Business Costs & Regulation

Hold Soda Makers to Account for Health Woes?

A strong case can be made that it’s unethical for companies to target the very customers who shouldn’t be heavy consumers of a given product.

Question: I hear that Coca-Cola is being sued for allegedly using deceptive advertising that targets children and racial minorities and fails to acknowledge the risks of sugar consumption. The complaints are modeled on successful suits against tobacco companies. What do you think about this?

Answer:

This illustrates a dilemma I’ve sometimes noted in this column: the difference between unethical conduct and illegal conduct.
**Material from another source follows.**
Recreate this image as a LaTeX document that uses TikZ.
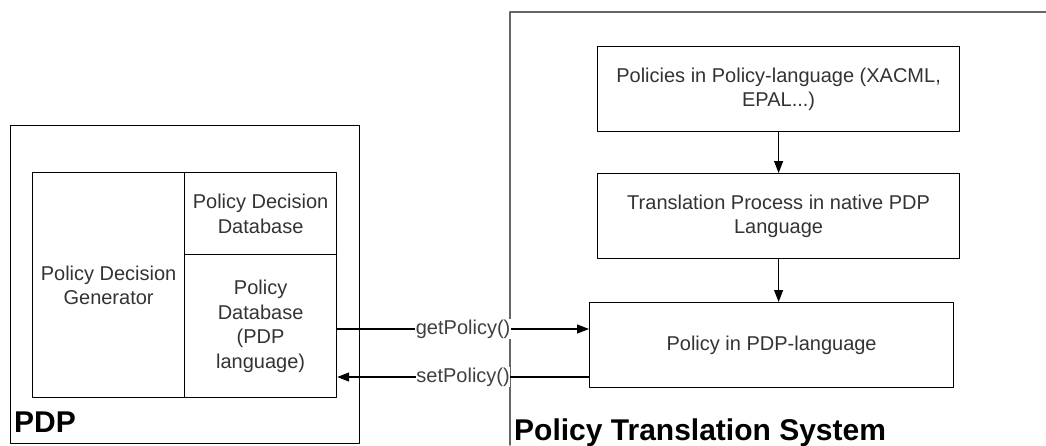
\documentclass[tikz,border=0pt]{standalone}
\usepackage{fontspec}
\setmainfont{Liberation Sans}
\usetikzlibrary{arrows.meta}

\tikzset{
	box/.style={draw, line width=1.2pt, anchor=north west, align=center, inner sep=1pt,
		text=black!80, font=\fontsize{20}{24.5}\selectfont},
	flow/.style={-{Triangle[length=12pt,width=9pt]}, line width=1.2pt},
	lbl/.style={fill=white, inner sep=0.5pt, text=black!75, font=\fontsize{20}{24}\selectfont},
	title/.style={anchor=base west, inner sep=0pt, font=\bfseries\fontsize{30}{36}\selectfont},
}

\begin{document}
\begin{tikzpicture}[x=1pt, y=-1pt, line cap=round, line join=round]
	\useasboundingbox (0,0) rectangle (1046,445);
	% PDP side
	\node[box, line width=1.4pt, minimum width=349, minimum height=318] (pdp) at (10,125) {};
	\node[title] (pdplbl) at (14,432) {PDP};
	\node[box, minimum width=152, minimum height=225] (gen) at (32,172) {Policy Decision\\Generator};
	\node[box, minimum width=152, minimum height=82] (decdb) at (184,172) {Policy Decision\\Database};
	\node[box, minimum width=152, minimum height=143] (poldb) at (184,254) {Policy\\Database\\(PDP\\language)};
	% translation system
	\draw[black!60, line width=1.5pt] (510,445) |- (1046,12);
	\node[title] (ptslbl) at (514,440) {Policy Translation System};
	\node[box, minimum width=362, minimum height=85] (src) at (597,46) {Policies in Policy-language (XACML,\\EPAL...)};
	\node[box, minimum width=362, minimum height=85] (trans) at (597,173) {Translation Process in native PDP\\Language};
	\node[box, minimum width=364, minimum height=85] (pol) at (589,302) {Policy in PDP-language};
	\draw[flow] (src) -- (trans);
	\draw[flow] (trans.south) -- (trans.south |- pol.north);
	% calls
	\coordinate (get) at (0,329);
	\coordinate (set) at (0,377);
	\draw[flow] (poldb.east |- get) -- node[lbl] {getPolicy()} (pol.west |- get);
	\draw[flow] (pol.west |- set) -- node[lbl] {setPolicy()} (poldb.east |- set);
\end{tikzpicture}
\end{document}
A strong case can be made that it’s unethical for companies to target the very customers who shouldn’t be heavy consumers of a given product or service: children and high-sugar cereals, soft drinks and candy; college students and booze; elderly people and casino gambling.
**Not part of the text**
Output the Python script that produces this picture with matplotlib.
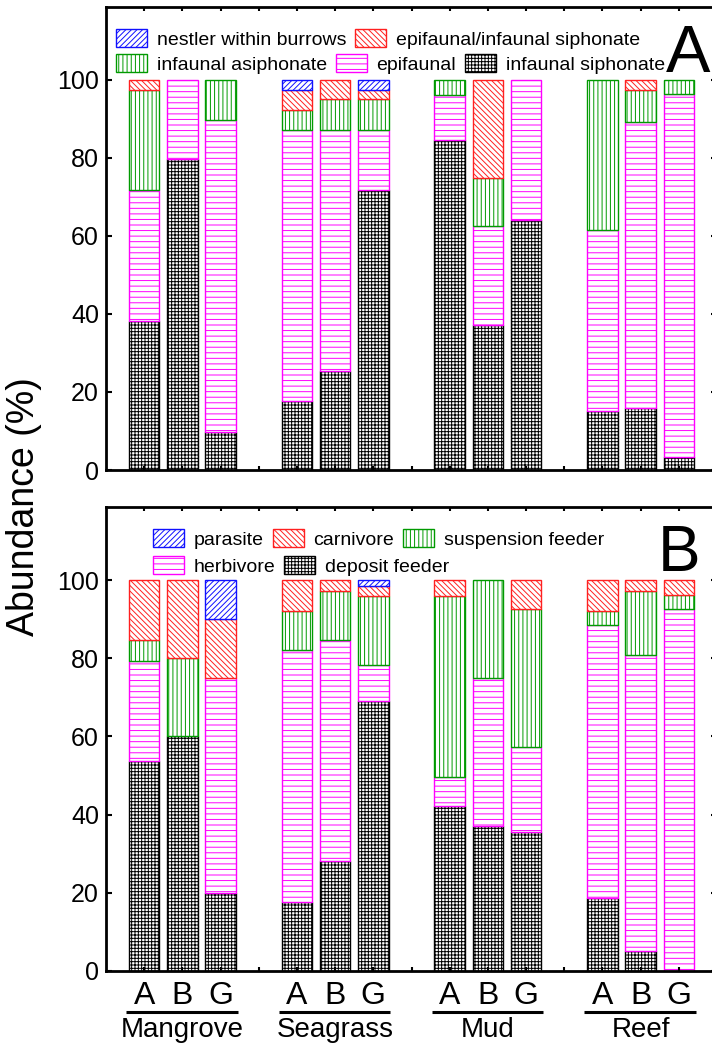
import numpy as np
import matplotlib
matplotlib.use('Agg')
import matplotlib.pyplot as plt
import matplotlib.transforms as mtransforms
from matplotlib.patches import Patch

plt.rcParams['font.family'] = ['Liberation Sans', 'DejaVu Sans']
plt.rcParams['hatch.linewidth'] = 0.7

# ---------------- data ----------------
groups = ['Mangrove', 'Seagrass', 'Mud', 'Reef']
sub_labels = ['A', 'B', 'G']
positions = [1, 2, 3, 5, 6, 7, 9, 10, 11, 13, 14, 15]
group_centers = [2, 6, 10, 14]

# Panel A (life habit), bottom -> top
infaunal_siphonate = [38.1, 79.8, 9.8, 17.6, 25.3, 71.7, 84.7, 37.2, 64.1, 15.2, 16.0, 3.4]
epifaunal = [33.6, 20.2, 80.0, 69.5, 61.8, 15.4, 11.4, 25.4, 35.9, 46.3, 73.1, 93.0]
infaunal_asiphonate = [25.6, 0, 10.2, 5.1, 7.9, 7.9, 3.9, 12.3, 0, 38.5, 8.3, 3.6]
epi_inf_siphonate = [2.7, 0, 0, 5.3, 5.0, 2.5, 0, 25.1, 0, 0, 2.6, 0]
nestler = [0, 0, 0, 2.5, 0, 2.5, 0, 0, 0, 0, 0, 0]

# Panel B (feeding), bottom -> top
deposit_feeder = [53.8, 60.0, 20.0, 17.7, 28.2, 69.0, 42.2, 37.2, 35.5, 18.8, 5.1, 0]
herbivore = [25.4, 0, 55.0, 64.3, 56.5, 9.2, 7.5, 37.8, 21.7, 69.6, 75.8, 92.5]
suspension_feeder = [5.4, 20.0, 0, 10.1, 12.6, 17.7, 46.2, 25.0, 35.4, 3.7, 16.4, 3.8]
carnivore = [15.4, 20.0, 15.0, 7.9, 2.7, 2.7, 4.1, 0, 7.4, 7.9, 2.7, 3.7]
parasite = [0, 0, 10.0, 0, 0, 1.4, 0, 0, 0, 0, 0, 0]

# ---------------- styles ----------------
C_BLACK, C_MAG, C_GREEN, C_RED, C_BLUE = '#000000', '#FF00FF', '#009A00', '#FF2020', '#1010FF'
H_BLACK, H_MAG, H_GREEN, H_RED, H_BLUE = '+++++', '---', '||||', '\\' * 6, '/' * 6

W, H = 712, 1048
fig = plt.figure(figsize=(W / 100, H / 100), dpi=100)


def rect(l, r, t, b):
    return [l / W, 1 - b / H, (r - l) / W, (b - t) / H]


axA = fig.add_axes(rect(106, 717, 7, 470))
axB = fig.add_axes(rect(106, 717, 507, 971))


def draw(ax, series):
    bottom = np.zeros(len(positions))
    for vals, c, h in series:
        vals = np.asarray(vals, dtype=float)
        bc = ax.bar(positions, vals, width=0.8, bottom=bottom, facecolor='white',
                    edgecolor=c, hatch=h, linewidth=1.0)
        for p, v in zip(bc.patches, vals):
            if v <= 0:
                p.set_visible(False)
        bottom += vals


draw(axA, [(infaunal_siphonate, C_BLACK, H_BLACK),
           (epifaunal, C_MAG, H_MAG),
           (infaunal_asiphonate, C_GREEN, H_GREEN),
           (epi_inf_siphonate, C_RED, H_RED),
           (nestler, C_BLUE, H_BLUE)])
draw(axB, [(deposit_feeder, C_BLACK, H_BLACK),
           (herbivore, C_MAG, H_MAG),
           (suspension_feeder, C_GREEN, H_GREEN),
           (carnivore, C_RED, H_RED),
           (parasite, C_BLUE, H_BLUE)])

xtick_labels = []
k = 0
for i in range(1, 16):
    if i in positions:
        xtick_labels.append(sub_labels[k % 3])
        k += 1
    else:
        xtick_labels.append('')

for ax in (axA, axB):
    ax.set_xlim(0, 16)
    ax.set_ylim(0, 118.7)
    ax.set_yticks(range(0, 101, 20))
    ax.set_xticks(range(1, 16))
    ax.tick_params(axis='x', direction='in', top=True, bottom=True, length=3, width=1.5)
    ax.tick_params(axis='y', direction='in', left=True, right=True, length=4, width=1.5,
                   labelsize=18, pad=5)
    for s in ax.spines.values():
        s.set_linewidth(2)

axA.set_xticklabels([''] * 15)
axB.set_xticklabels(xtick_labels)
axB.tick_params(axis='x', labelsize=23, pad=7)


def hp(c, h):
    return Patch(facecolor='white', edgecolor=c, hatch=h, linewidth=1.0)


leg_kw = dict(loc='center left', frameon=False, fontsize=14, handlelength=1.6,
              handleheight=1.0, handletextpad=0.5, columnspacing=0.45,
              borderpad=0, borderaxespad=0)

l1 = axA.legend(handles=[hp(C_BLUE, H_BLUE), hp(C_RED, H_RED)],
                labels=['nestler within burrows', 'epifaunal/infaunal siphonate'],
                ncol=2, bbox_to_anchor=(0.0164, 0.931), **leg_kw)
axA.add_artist(l1)
axA.legend(handles=[hp(C_GREEN, H_GREEN), hp(C_MAG, H_MAG), hp(C_BLACK, H_BLACK)],
           labels=['infaunal asiphonate', 'epifaunal', 'infaunal siphonate'],
           ncol=3, bbox_to_anchor=(0.0164, 0.877), **leg_kw)

l3 = axB.legend(handles=[hp(C_BLUE, H_BLUE), hp(C_RED, H_RED), hp(C_GREEN, H_GREEN)],
                labels=['parasite', 'carnivore', 'suspension feeder'],
                ncol=3, bbox_to_anchor=(0.077, 0.931), **leg_kw)
axB.add_artist(l3)
axB.legend(handles=[hp(C_MAG, H_MAG), hp(C_BLACK, H_BLACK)],
           labels=['herbivore', 'deposit feeder'],
           ncol=2, bbox_to_anchor=(0.077, 0.873), **leg_kw)

# panel letters
fig.text(710 / W, 1 - 72 / H, 'A', ha='right', va='baseline', fontsize=48)
fig.text(700 / W, 1 - 571 / H, 'B', ha='right', va='baseline', fontsize=46)

# y label
fig.text(24 / W, 1 - 507 / H, 'Abundance (%)', rotation=90, ha='center', va='center',
         fontsize=27)

# group underline and names
trans = mtransforms.blended_transform_factory(axB.transData, axB.transAxes)
for g, name in zip(group_centers, groups):
    axB.plot([g - 1.47, g + 1.45], [-0.0873, -0.0873], transform=trans, color='black',
             lw=2.2, clip_on=False, solid_capstyle='butt')
    axB.text(g, -0.142, name, transform=trans, ha='center', va='baseline', fontsize=20)

fig.savefig('out.png', dpi=100)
Especially suspect, morally, are ad campaigns and special promotions that are created specifically to appeal to the target audience, such as kid-friendly ads on Saturday morning TV, beer commercials that glamorize hard partying by young adults, big-bottle discounts at inner-city convenience stores, free shuttles that bring senior citizens to casinos, and soft-drink-only vending machines in schools.
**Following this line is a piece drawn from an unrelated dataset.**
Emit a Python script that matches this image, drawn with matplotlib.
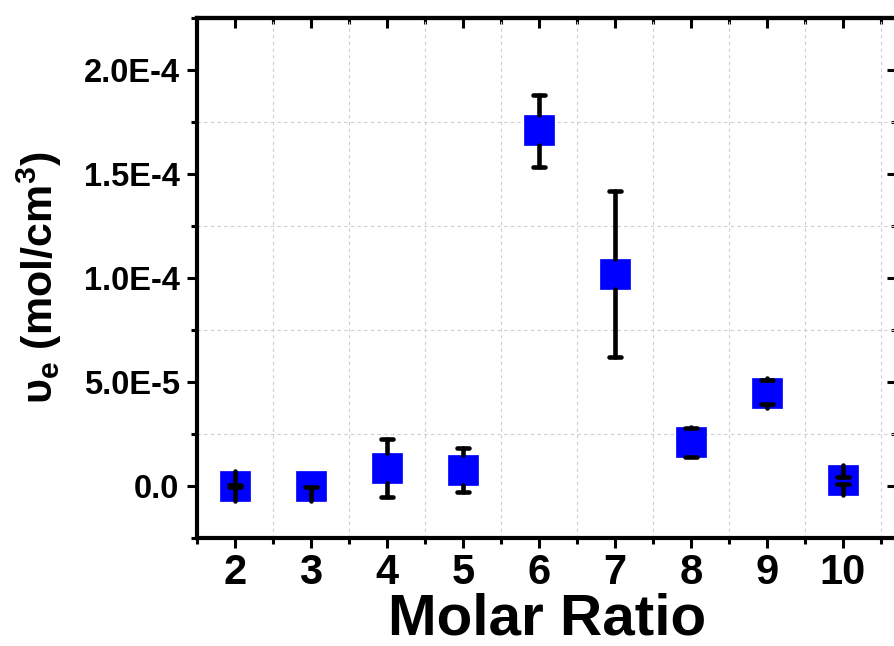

But in defense of the marketers, let’s acknowledge that all of these products are legal, and none is dangerous to your health when consumed in moderation. Sugary foods marketed to children, for example, can be a pleasant occasional treat, and after all, aren’t they usually purchased for the kids by their parents?

So the parallel between the soft-drink suits and the tobacco suits is flawed. There is no level of tobacco consumption that is safe, and the cigarette companies knew this for years before the U.S. government forced them to put warning labels on the packs and states sued them for health care costs.

Shouldn’t all of us know by now that excessive consumption of sugar contributes to the obesity and diabetes crises in America? And that a high-fat, high-calorie diet of fast food is harmful too?

Surely we should, but that doesn’t mean the government should ban or heavily tax these foods, force beverage companies to reduce the size of soft-drink bottles, or encourage lawsuits against the makers. Whatever happened to individual responsibility for one’s health?